Significance and Claims
The paper claims that applying Machine Learning to the FARICH detector addresses the limitations of conventional statistical methods in high-background environments. By extracting high-level features from unified data sources (coordinates and time), ML offers a robust solution for online noise filtering and offline reconstruction.

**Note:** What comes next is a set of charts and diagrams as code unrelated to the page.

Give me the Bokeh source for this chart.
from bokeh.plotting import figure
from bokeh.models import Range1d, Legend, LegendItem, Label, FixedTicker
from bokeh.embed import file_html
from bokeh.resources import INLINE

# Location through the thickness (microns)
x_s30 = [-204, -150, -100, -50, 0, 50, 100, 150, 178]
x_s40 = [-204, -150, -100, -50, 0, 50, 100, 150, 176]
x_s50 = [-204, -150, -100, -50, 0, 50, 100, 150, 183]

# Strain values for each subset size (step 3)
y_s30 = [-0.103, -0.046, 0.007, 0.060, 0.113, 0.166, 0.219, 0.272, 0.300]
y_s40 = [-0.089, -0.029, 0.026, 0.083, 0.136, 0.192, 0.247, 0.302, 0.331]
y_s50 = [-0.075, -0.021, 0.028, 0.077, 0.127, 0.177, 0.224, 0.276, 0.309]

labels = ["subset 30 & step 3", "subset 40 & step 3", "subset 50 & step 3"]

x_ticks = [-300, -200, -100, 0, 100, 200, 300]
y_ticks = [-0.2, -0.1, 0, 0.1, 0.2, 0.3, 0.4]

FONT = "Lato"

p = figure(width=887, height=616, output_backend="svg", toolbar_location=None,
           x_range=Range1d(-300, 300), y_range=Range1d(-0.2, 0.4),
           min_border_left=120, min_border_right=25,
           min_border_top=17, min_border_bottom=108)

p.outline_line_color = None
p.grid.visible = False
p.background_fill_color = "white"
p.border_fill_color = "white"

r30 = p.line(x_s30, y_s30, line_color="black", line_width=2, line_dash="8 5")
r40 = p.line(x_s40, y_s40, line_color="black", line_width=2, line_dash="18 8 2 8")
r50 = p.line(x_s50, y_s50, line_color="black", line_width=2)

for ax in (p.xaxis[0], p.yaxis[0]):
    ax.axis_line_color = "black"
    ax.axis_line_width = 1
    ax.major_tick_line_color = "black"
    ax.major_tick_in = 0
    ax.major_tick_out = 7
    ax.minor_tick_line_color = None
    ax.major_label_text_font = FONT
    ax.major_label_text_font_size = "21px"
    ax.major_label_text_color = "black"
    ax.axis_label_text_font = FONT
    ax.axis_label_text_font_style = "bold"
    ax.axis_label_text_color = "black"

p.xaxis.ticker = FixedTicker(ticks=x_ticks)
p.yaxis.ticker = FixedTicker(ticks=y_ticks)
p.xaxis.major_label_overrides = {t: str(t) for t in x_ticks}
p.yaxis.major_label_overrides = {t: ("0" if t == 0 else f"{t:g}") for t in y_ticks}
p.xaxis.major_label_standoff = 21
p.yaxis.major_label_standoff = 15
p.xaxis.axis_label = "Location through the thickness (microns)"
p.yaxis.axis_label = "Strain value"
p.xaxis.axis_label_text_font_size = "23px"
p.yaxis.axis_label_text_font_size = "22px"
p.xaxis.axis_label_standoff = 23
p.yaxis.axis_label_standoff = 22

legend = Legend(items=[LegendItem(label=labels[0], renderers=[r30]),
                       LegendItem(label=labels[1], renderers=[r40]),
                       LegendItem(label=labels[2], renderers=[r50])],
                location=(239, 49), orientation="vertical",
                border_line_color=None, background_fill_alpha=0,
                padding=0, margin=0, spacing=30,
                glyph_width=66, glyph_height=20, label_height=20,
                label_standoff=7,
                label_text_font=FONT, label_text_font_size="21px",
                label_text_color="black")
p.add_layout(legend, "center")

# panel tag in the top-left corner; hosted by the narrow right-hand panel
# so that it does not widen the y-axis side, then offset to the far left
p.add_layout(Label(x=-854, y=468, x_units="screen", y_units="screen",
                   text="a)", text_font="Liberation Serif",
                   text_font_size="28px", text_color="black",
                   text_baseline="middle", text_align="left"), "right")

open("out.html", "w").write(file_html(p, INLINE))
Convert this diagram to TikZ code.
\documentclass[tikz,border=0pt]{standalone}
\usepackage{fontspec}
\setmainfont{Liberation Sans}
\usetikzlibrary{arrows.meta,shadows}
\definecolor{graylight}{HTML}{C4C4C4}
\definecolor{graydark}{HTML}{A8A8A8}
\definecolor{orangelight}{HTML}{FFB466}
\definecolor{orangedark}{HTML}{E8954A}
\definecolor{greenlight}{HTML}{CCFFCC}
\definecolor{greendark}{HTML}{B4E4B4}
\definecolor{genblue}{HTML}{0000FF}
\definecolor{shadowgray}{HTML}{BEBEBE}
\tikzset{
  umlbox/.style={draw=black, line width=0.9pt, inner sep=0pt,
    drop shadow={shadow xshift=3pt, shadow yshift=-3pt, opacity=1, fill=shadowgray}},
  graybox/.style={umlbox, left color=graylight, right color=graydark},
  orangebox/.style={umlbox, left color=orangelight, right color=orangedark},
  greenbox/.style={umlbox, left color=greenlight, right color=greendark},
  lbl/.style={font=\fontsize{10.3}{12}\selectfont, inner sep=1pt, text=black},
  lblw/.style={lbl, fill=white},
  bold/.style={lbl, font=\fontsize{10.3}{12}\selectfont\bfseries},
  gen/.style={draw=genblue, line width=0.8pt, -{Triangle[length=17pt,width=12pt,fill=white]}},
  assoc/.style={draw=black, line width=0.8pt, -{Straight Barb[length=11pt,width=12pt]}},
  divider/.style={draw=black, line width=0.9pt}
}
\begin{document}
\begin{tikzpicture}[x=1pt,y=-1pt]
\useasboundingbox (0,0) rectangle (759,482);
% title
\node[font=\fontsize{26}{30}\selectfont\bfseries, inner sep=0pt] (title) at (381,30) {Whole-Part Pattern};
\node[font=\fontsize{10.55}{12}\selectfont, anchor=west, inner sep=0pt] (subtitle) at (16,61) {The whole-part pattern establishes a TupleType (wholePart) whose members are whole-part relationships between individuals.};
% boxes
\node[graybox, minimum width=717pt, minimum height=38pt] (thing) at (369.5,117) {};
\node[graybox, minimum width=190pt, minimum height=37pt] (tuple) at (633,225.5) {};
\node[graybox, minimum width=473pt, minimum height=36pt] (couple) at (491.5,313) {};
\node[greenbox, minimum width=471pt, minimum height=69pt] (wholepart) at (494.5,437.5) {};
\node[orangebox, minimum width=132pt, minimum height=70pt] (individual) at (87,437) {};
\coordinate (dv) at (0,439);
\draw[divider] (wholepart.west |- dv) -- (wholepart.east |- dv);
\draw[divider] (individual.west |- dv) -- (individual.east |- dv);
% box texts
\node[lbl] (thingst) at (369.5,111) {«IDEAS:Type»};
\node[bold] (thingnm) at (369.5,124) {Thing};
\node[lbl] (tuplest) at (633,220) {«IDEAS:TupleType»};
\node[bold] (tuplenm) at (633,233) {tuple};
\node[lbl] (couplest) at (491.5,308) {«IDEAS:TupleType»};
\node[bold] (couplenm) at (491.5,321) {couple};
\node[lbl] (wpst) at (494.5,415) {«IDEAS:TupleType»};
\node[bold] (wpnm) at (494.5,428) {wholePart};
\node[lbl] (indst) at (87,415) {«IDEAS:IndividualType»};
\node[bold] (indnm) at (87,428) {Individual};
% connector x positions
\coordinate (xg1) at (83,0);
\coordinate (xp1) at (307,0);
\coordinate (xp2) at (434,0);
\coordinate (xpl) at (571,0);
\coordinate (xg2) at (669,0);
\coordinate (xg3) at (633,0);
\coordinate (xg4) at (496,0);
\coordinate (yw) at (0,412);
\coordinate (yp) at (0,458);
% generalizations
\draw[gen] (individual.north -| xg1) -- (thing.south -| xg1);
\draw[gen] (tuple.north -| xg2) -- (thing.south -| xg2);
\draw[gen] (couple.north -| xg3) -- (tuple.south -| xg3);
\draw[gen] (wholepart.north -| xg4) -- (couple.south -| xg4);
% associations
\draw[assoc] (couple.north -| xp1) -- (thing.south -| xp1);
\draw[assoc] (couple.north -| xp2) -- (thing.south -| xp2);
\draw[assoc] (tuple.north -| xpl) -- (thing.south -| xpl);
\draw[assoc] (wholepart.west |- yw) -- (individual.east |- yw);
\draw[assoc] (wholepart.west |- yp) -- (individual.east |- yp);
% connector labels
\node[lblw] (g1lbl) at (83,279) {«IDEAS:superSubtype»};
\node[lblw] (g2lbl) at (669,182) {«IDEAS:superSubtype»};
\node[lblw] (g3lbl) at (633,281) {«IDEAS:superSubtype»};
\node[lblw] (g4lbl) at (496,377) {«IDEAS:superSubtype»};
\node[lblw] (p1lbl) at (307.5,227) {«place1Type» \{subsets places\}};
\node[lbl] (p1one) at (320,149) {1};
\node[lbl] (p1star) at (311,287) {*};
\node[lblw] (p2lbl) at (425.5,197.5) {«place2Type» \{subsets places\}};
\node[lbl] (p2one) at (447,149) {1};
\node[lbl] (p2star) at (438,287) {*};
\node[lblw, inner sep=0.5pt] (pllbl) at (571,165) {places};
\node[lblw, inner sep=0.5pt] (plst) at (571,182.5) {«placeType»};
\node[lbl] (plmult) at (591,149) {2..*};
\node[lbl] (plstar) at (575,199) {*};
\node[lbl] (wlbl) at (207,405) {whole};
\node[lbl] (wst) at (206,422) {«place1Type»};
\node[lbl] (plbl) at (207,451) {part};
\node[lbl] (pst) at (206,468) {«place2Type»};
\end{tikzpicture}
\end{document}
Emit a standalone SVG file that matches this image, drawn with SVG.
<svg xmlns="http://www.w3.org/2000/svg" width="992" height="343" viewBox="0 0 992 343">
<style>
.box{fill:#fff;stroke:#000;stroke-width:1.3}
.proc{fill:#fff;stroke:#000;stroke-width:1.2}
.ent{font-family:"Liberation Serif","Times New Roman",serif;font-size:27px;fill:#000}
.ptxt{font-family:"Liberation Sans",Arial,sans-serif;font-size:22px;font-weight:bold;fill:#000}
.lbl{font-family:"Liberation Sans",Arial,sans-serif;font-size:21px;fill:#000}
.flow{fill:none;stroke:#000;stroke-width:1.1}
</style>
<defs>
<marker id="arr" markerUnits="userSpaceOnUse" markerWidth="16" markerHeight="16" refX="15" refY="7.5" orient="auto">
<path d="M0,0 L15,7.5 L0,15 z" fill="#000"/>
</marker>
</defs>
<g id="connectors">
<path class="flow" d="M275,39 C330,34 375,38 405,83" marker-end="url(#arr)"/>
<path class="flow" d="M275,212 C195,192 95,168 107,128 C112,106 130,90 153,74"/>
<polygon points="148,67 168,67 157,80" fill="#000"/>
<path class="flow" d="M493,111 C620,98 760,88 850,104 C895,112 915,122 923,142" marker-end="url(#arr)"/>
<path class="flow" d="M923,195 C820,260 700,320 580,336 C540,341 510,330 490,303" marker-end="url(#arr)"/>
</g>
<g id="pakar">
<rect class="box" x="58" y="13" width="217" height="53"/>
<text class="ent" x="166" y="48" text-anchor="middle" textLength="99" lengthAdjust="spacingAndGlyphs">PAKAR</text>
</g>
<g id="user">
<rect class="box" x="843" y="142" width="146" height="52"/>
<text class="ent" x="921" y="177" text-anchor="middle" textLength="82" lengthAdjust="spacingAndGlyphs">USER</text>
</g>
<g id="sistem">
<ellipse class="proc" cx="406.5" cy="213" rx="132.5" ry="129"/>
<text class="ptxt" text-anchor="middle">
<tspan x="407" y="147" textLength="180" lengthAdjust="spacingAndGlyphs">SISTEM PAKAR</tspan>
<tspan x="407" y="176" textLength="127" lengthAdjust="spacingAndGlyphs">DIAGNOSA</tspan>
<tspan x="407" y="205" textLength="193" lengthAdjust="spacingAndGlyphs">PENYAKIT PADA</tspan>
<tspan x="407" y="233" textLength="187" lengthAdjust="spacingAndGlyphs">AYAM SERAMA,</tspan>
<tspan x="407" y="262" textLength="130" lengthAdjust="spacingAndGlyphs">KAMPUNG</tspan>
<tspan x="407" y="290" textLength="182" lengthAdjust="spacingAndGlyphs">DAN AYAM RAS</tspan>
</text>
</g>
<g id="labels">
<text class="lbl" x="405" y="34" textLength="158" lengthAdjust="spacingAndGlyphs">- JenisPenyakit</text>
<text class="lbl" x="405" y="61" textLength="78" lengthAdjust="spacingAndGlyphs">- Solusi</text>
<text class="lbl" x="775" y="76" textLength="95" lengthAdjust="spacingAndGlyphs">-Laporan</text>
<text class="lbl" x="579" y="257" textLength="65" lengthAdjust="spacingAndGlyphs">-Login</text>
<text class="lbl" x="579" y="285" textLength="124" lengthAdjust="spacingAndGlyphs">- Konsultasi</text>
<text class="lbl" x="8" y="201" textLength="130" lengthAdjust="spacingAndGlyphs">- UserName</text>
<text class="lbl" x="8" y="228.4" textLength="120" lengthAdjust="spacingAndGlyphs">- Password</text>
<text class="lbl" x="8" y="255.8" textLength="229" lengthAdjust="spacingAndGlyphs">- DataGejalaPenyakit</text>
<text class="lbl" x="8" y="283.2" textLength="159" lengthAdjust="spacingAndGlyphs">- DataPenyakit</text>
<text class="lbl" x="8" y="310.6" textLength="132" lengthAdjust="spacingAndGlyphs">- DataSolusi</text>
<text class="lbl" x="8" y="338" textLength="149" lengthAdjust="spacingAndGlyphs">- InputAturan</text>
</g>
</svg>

The authors highlight that while the initial results are promising, the research is part of a broader effort to solve essential problems in the FARICH development, including fast online filtering, offline reconstruction, and fast simulation. They note that the applicability of this research extends beyond the SCTF, as the FARICH design is also under discussion for the Spin Physics Detector (SPD) at NICA. The work suggests that ML has great potential for RICH detectors in high-energy physics, offering a pathway to handle the specific noise challenges posed by SiPM-based aerogel detectors.